Marty: I don't know.

Nigel: Nowhere. Exactly. What we do is, if we need that extra push over the cliff, you know what we do?

Marty: Put it up to eleven.

Nigel: Eleven. Exactly. One louder.

Marty: Why don't you just make ten louder and make ten be the top number and make that a little louder?

Nigel: [pause] These go to eleven.

If the coveted "G" is the measure of power, freshness, and leading-edge value, and all that’s required to outdo the competition is to have the marketing department switch one character in the ads, I expect our 4G days are already numbered. Christmas is just around the corner, and I expect Santa is packing his sleigh with 5G.

August 07, 2009

Hit...and miss

At first, I liked Clear’s overarching “This is not…” campaign. It came to my attention as a bus rider, an outdoor campaign that appeared at many bus shelters with the headline, “This is not a bus shelter. It’s another place to get high-speed Internet.” I liked that it cleverly relabeled the world as Clear territory.

Then I saw, “This is not a rooftop. It’s another place to get high-speed Internet.” Well, that’s a bit more of a stretch, but many Portland rooftops are designed for human activity, so okay, it’s all part of the campaign.

Then I saw the Clear installation truck that read, “This is not a truck. It’s another place to get high-speed Internet.” Now wait a minute, a truck? Well, okay, with a laptop, sitting in the cab, okay.

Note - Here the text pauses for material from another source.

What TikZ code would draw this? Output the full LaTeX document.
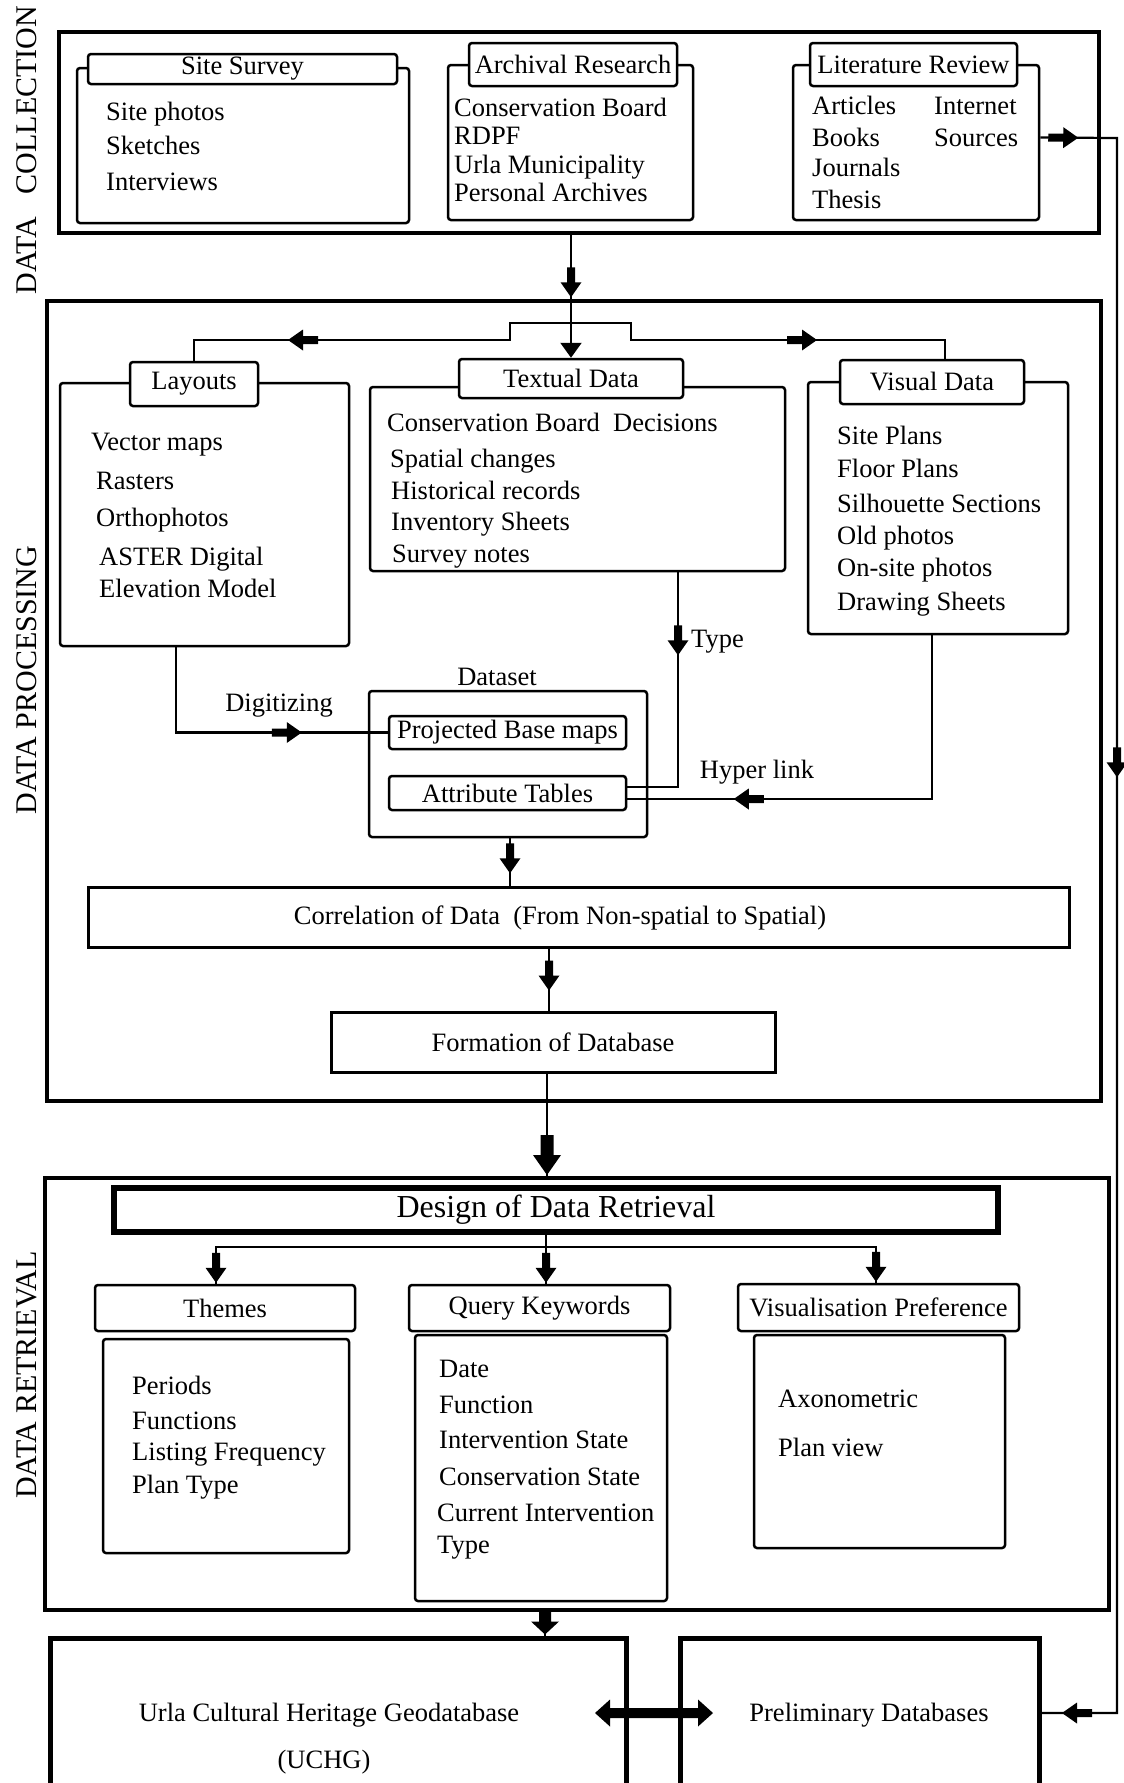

Then the last straw: “This is not a billboard. It’s another place to get high-speed Internet.” What?! You can’t install any noun at the end of that tagline and pass it off as marketing. How is a billboard a place to get high-speed internet? Am I supposed to climb up on the billboard superstructure with my laptop? Completely illogical, and the campaign was ruined for me. What’s next, print ads saying, “This is not a newspaper?” Television saying, “This is not a television.”?

Too bad, too, because I later received a direct mail piece that began, in the familiar font, colors and logo, “This is not rocket science”, which was clever, but I was still stuck on billboards.